Instruction — Report how many lines contain the word "diagram", with no other text.

Dataset records —
☆ ☆ ☆ ☆
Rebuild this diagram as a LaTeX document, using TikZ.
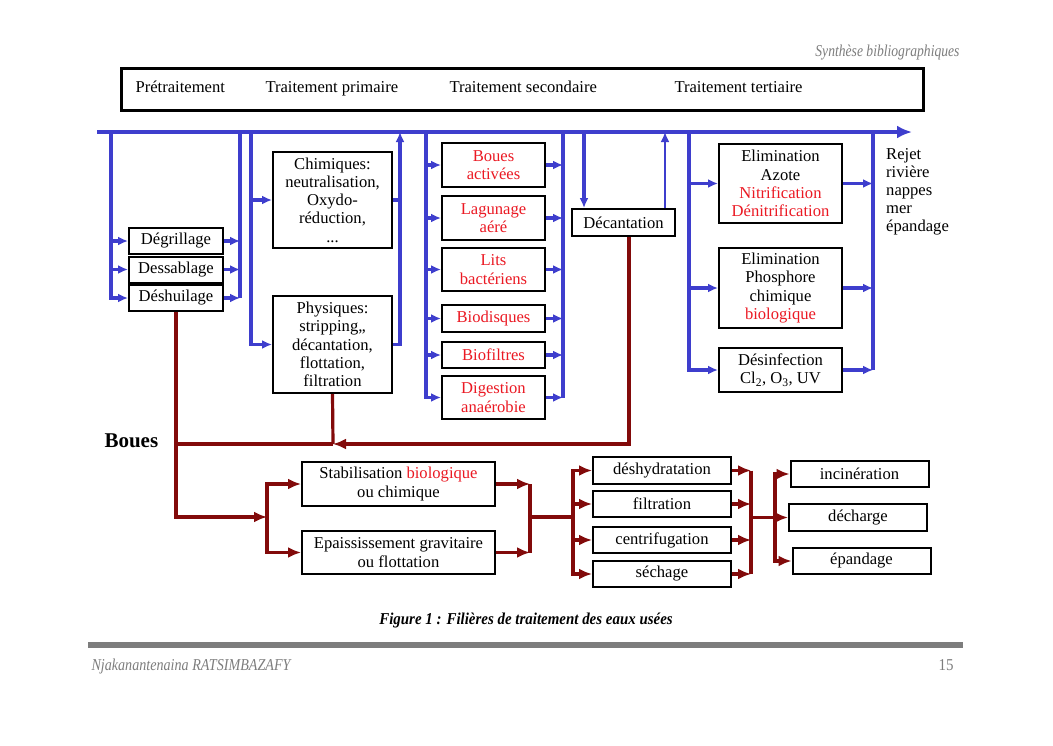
☆ ☆ ☆ ☆
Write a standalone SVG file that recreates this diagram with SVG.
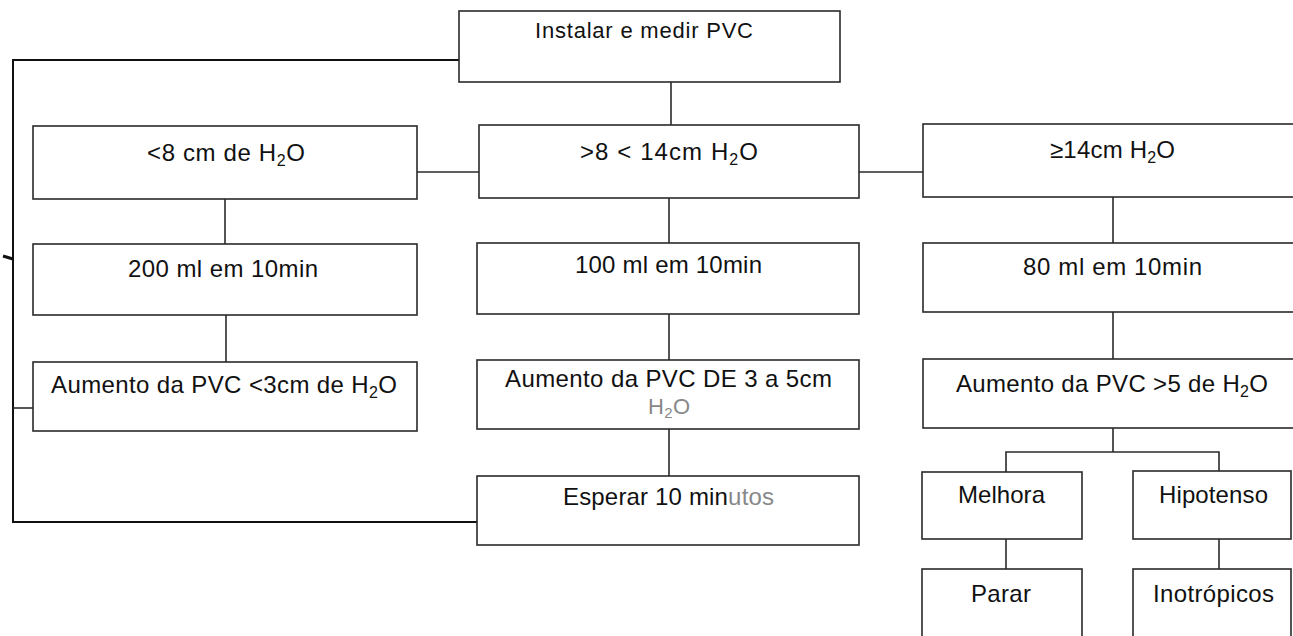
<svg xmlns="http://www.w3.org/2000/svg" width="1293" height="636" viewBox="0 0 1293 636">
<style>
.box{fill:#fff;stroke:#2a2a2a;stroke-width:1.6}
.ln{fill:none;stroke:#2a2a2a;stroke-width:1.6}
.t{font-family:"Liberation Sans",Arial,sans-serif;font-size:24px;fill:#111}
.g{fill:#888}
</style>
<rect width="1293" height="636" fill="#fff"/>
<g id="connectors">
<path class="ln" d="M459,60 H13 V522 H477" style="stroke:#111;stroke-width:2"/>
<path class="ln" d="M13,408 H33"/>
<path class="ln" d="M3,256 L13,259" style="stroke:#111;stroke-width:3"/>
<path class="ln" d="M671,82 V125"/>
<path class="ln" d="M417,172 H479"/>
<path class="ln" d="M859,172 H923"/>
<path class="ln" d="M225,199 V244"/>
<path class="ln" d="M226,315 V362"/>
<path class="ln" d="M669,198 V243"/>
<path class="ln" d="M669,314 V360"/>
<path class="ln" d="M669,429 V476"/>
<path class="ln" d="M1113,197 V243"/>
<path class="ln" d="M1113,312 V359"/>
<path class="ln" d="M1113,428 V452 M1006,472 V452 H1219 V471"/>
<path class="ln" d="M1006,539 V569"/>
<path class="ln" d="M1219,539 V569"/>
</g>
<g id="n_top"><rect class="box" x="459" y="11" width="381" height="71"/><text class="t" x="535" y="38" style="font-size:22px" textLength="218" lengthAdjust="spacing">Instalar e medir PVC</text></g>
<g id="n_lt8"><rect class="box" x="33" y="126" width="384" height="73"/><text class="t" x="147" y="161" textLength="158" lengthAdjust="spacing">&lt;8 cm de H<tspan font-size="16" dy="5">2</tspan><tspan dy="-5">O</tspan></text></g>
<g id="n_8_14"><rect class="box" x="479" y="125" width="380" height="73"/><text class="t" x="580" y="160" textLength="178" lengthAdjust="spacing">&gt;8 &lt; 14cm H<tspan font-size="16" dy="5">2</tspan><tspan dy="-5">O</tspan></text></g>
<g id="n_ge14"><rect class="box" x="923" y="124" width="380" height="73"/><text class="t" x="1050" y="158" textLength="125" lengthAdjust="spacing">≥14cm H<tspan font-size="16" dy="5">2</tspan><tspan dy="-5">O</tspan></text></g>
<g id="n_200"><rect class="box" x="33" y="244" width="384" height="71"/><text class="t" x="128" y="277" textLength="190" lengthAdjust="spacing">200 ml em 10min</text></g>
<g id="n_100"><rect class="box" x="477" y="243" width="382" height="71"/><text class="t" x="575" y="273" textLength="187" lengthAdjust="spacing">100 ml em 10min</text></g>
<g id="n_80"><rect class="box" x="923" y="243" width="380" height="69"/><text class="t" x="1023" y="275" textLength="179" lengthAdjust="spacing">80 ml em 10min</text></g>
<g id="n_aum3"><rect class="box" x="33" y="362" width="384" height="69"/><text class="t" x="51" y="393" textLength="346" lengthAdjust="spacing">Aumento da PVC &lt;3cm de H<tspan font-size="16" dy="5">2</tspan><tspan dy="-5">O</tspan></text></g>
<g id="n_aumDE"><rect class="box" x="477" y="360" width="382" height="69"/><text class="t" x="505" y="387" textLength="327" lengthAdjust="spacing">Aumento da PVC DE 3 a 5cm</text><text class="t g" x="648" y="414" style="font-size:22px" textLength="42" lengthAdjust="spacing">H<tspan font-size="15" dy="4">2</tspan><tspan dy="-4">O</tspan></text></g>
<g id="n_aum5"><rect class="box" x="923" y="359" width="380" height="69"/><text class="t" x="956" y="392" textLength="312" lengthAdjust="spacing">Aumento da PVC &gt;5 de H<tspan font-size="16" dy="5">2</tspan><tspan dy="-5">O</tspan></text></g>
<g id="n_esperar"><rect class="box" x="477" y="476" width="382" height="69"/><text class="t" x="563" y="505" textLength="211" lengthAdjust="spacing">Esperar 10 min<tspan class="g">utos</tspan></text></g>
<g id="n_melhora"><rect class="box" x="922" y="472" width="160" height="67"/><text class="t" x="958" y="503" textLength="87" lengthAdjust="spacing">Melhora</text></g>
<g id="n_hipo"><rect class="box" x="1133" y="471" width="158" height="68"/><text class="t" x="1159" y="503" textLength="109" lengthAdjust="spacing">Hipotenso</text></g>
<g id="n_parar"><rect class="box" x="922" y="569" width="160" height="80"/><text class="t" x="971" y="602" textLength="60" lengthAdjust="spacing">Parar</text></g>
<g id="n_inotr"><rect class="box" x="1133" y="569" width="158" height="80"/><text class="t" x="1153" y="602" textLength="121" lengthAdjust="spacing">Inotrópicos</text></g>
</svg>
☆ ☆ ☆ ☆
Exercise response — 2